We can take either of these last two equations from the previous paragraph and visualize it with a “commutative diagram“. For example, for the first of these equations, we get the commutative diagram below. The fact that this diagram “commutes” means it does not matter which way you go through the diagram by following the arrows; you will get the same answer in the end. To be more precise, for a given ordered pair $(A,B)\in \Omega\times\Omega,$ you will get the set $(A\cap B)'=A'\cup B'\in \Omega$ in the end either way you follow the arrows.

A commutative diagram as a way to visualize the relationship $\mathcal{C}\circ \mathcal{I}=\mathcal{U}\circ (\mathcal{C}\times \mathcal{C}).$ If you start with an ordered pair $(A,B)\in \Omega\times\Omega$ in the upper left, you will end up with the same output in the lower right now matter which way you follow the arrows. In other words, $(A\cap B)'=A'\cup B'.$

A commutative diagram as a way to visualize the relationship $\mathcal{C}\circ \mathcal{I}=\mathcal{U}\circ (\mathcal{C}\times \mathcal{C}).$ If you start with an ordered pair $(A,B)\in \Omega\times\Omega$ in the upper left, you will end up with the same output in the lower right now matter which way you follow the arrows. In other words, $(A\cap B)'=A'\cup B'.$

This is fancy stuff. How is it helpful? As I said before, it can help you see relationships with other areas of mathematics. For instance, the ideas in this section have analogs that play big roles in subjects as diverse as linear algebra and algebraic topology. If you go to graduate school in mathematics, you will definitely see these concepts again.

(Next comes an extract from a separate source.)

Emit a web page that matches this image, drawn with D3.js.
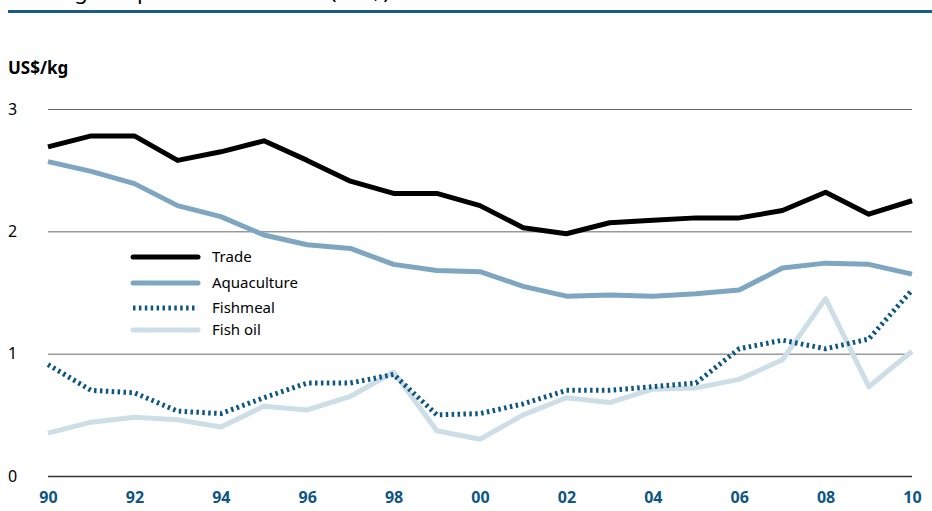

Briefly Back to Probability

Our main goal in coming videos and posts is to relate these things to probability. Ultimately, we will want to take an axiomatic approach to proving probability laws. The main probability laws we will prove soon are: (1) the Complement Rule $P[A']=1-P[A],$ (2) the Addition Rule for Mutually Exclusive Events $P[A\cup B]=P[A]+P[B]$ when $A\cap B=\emptyset,$ and (3) the General Addition Rule $P[A\cup B]=P[A]+P[B]-P[A\cap B].$

These rules play important roles in the videos embedded above, though they are mostly approached from an intuitive standpoint. They are important all throughout the study of probability.